• **Problem description**:
In the listing below, count the lines with "diagram" and report only the figure.

━━ Data to use

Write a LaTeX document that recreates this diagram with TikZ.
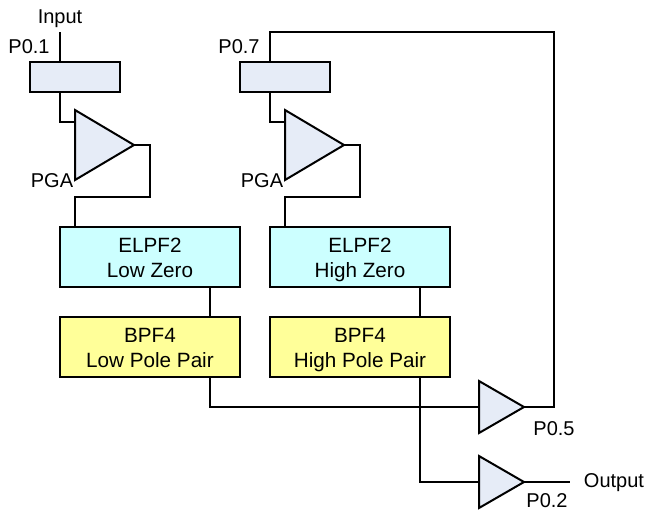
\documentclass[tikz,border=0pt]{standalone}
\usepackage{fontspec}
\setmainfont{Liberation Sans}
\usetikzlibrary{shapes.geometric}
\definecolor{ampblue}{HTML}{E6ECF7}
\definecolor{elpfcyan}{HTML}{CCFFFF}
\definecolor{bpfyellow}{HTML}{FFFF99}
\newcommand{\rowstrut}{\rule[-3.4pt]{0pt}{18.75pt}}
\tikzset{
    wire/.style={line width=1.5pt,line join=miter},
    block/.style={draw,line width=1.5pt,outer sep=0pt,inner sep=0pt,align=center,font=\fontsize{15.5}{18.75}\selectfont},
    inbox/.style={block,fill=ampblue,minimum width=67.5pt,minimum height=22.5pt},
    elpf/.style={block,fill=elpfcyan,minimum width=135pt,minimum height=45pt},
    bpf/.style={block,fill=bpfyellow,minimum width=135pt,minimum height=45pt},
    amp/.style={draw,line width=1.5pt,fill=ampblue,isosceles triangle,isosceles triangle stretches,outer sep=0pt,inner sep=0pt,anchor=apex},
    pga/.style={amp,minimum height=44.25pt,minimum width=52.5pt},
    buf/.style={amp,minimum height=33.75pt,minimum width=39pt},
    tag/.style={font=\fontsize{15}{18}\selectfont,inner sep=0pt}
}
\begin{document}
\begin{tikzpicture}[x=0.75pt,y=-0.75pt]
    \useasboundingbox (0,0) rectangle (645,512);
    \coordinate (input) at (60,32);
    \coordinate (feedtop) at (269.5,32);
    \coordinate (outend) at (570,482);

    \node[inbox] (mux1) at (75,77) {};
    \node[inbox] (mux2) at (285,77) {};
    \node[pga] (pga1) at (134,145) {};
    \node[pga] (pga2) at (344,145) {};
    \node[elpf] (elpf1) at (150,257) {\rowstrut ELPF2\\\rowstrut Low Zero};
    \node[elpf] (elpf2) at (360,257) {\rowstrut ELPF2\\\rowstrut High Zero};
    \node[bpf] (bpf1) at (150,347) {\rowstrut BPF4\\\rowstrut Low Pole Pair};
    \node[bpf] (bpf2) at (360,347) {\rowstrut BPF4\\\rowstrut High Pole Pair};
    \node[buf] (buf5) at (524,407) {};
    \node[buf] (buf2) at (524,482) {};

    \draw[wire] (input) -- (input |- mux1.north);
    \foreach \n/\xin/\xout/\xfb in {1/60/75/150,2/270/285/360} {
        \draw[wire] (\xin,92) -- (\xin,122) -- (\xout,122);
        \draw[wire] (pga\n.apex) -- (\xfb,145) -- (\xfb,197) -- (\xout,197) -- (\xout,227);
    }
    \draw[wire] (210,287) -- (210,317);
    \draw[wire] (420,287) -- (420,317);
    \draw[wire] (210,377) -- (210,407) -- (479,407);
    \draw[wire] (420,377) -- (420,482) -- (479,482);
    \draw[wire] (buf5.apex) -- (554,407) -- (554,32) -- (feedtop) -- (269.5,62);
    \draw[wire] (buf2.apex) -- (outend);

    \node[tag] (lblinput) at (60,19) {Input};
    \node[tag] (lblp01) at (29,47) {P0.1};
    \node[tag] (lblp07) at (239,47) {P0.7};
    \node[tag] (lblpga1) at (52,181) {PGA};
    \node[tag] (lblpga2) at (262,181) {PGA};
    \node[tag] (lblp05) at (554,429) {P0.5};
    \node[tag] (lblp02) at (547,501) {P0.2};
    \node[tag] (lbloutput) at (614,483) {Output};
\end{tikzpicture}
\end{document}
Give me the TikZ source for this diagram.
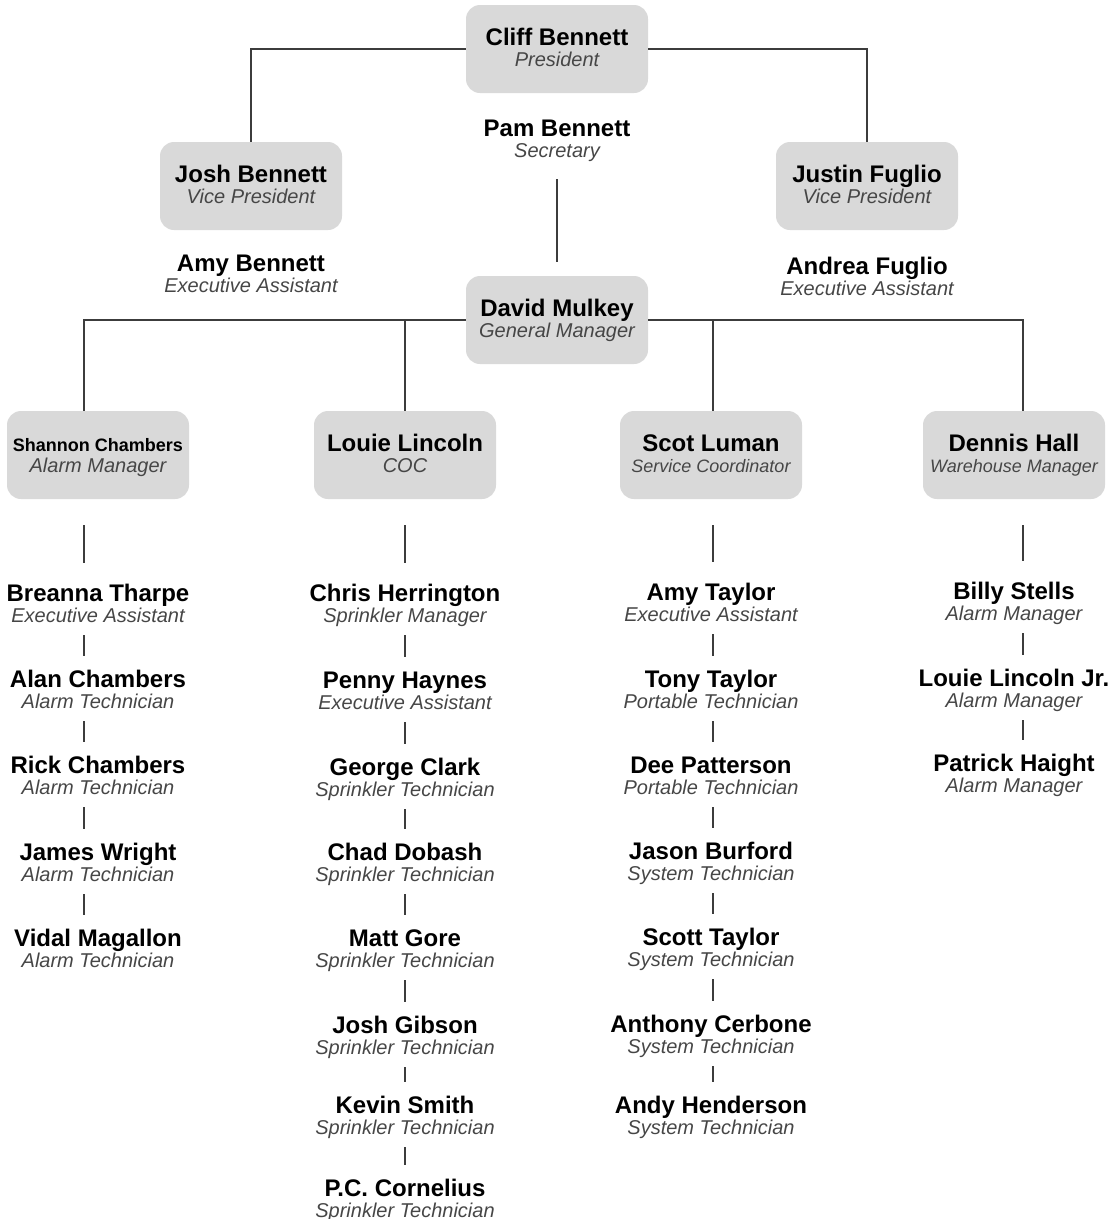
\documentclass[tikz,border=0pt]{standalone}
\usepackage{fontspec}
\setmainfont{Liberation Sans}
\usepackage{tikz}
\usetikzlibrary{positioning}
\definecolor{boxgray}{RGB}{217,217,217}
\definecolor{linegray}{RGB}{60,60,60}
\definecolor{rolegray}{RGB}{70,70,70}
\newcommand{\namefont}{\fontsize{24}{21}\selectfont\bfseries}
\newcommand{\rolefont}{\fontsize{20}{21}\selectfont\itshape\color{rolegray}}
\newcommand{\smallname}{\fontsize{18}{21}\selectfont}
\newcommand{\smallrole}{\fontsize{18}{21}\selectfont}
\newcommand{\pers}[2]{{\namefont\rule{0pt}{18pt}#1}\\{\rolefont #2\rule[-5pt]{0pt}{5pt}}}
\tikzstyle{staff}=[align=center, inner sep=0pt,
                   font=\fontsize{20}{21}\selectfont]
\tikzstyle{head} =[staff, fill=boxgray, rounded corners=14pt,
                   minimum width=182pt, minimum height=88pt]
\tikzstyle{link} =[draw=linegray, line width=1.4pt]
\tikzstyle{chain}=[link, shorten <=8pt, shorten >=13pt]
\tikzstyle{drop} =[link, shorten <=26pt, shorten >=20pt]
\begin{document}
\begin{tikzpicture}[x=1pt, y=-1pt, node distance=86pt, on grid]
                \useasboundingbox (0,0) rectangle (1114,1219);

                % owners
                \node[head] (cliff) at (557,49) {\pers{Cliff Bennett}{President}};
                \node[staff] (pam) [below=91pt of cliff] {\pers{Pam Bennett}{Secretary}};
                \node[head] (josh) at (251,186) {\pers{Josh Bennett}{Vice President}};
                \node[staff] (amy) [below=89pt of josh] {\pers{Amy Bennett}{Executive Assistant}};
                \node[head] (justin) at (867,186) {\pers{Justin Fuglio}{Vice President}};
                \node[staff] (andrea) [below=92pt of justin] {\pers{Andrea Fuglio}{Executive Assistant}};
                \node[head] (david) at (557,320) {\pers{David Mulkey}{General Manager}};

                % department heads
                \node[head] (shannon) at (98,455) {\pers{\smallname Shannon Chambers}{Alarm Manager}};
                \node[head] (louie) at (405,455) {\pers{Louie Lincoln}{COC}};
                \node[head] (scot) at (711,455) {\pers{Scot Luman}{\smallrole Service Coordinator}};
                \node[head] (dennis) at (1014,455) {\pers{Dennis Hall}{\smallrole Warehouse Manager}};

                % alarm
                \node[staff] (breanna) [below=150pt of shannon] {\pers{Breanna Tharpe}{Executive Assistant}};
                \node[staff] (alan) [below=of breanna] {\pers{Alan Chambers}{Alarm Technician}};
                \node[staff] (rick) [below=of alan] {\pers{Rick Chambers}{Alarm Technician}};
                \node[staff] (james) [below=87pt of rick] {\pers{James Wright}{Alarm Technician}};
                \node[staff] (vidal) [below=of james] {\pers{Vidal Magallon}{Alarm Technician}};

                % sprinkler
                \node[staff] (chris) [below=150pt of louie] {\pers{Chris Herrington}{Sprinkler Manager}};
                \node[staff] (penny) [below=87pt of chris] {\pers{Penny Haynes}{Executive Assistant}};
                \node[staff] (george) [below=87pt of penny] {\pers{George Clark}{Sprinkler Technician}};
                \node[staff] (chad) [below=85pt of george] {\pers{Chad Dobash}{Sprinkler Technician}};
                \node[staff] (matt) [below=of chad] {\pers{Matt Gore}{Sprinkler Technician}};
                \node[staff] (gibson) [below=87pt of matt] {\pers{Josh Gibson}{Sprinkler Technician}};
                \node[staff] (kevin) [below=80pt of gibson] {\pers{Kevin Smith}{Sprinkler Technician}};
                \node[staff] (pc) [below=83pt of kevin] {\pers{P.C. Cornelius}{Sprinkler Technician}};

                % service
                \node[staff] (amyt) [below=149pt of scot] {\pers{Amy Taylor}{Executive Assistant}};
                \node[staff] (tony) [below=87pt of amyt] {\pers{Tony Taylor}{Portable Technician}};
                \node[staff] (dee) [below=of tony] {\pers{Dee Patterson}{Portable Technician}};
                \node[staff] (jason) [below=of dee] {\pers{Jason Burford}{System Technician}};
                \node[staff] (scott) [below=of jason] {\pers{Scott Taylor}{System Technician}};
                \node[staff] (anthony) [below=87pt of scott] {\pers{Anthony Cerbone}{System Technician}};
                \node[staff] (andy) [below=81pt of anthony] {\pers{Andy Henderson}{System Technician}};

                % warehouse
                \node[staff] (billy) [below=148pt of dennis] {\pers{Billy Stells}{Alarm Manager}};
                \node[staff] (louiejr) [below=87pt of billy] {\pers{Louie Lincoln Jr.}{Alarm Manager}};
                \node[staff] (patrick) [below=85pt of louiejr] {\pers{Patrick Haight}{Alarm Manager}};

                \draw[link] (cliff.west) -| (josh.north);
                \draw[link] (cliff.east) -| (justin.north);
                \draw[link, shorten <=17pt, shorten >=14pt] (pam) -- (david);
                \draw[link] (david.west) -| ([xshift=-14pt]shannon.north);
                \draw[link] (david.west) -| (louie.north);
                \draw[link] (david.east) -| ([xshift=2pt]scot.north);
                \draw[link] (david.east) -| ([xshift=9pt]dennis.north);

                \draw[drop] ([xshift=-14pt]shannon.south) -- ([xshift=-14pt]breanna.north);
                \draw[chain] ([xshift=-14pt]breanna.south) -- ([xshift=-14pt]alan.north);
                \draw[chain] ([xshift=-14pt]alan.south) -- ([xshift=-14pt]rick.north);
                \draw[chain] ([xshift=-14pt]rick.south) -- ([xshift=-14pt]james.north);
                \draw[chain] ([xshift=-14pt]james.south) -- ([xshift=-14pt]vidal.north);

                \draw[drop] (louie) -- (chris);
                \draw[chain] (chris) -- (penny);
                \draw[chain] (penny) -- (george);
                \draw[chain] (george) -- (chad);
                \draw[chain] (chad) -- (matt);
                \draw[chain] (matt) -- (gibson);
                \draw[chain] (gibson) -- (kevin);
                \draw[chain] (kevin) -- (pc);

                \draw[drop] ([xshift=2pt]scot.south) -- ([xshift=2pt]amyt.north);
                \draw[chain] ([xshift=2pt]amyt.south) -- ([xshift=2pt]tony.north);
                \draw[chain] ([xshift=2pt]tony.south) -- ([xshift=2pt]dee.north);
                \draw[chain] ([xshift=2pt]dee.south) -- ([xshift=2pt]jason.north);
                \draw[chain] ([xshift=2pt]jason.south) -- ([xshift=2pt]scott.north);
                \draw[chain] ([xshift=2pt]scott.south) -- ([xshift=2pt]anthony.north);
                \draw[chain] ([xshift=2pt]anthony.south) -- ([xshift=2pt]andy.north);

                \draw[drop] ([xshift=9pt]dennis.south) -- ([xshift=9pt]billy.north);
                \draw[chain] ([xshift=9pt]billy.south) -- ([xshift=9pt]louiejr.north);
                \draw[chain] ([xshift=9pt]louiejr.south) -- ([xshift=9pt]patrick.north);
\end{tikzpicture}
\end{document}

━━━━

• **Task response**:
2